The film’s final stage shows Bryony at the very end of her life – played by the legendary Vanessa Redgrave - now an accomplished author looking back on what she did and admitting her wish to change the events of that one evening in 1936 in a frank television interview.

Joe said: “I had Vanessa in my head and I really wanted to cast Vanessa because I worship the water she walks on.

“But I didn’t cast her until I found a Bryony, so it didn’t matter what she looked like.

“So once we found Saoirse we cast Vanessa and Ramola.

“Anthony Minghella is a friend and I showed him the script before I started filming and we’d talked about the project a fair bit and I was trying to find someone to play the interviewer.

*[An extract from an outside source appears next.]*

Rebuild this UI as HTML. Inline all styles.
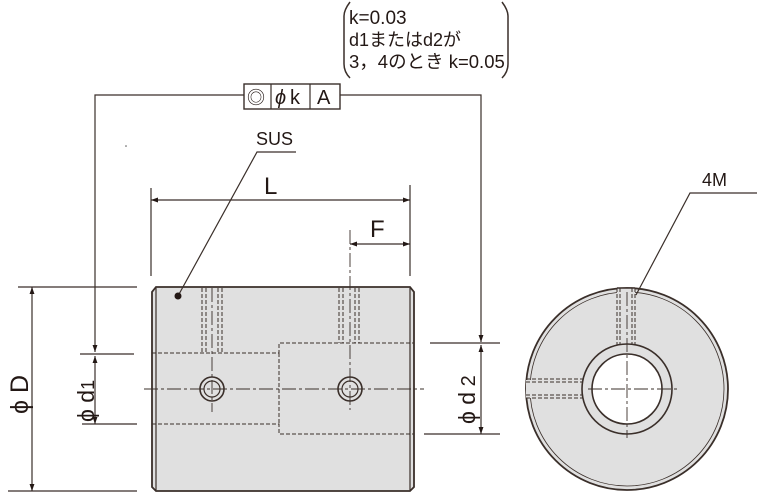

“I didn’t want anyone who would upstage Vanessa, but I wanted someone with authority.

“Then we were all drunk one night and my girlfriend said ‘Let’s get Anthony Minghella.’ So that’s who we ended up with and he was wonderful.”

As Joe has said the adaptation of ‘Atonement’ for the big screen is never going to sit well with every single fan of the book. But this film achieves a lot, both as an adaptation and in its own right.

It tells the tale of a boundless love between two people, and the power of one person to change the path of history with a simple action.

Young Saoirse Ronan and James McAvoy are certainly the true stars of the film, but it is also Keira Knightley’s finest performance to date.

We see Cecelia turn from a shallow, pouting, selfish young girl into a troubled, hardworking young woman in this film. And as Keira has grown up on screen, this is most certainly her coming of age movie.

She has said that she felt for the first time she was cast “not just because I was a pretty face” and she gives a mature and emotional performance.

Joe’s direction does justice both to the book and to the classic British films to which he is obviously paying tribute, and his cast upholds what he is trying to achieve.

This film will excite its audience and tug at their heartstrings, be they fans of the book, or someone who has never even heard of McEwan.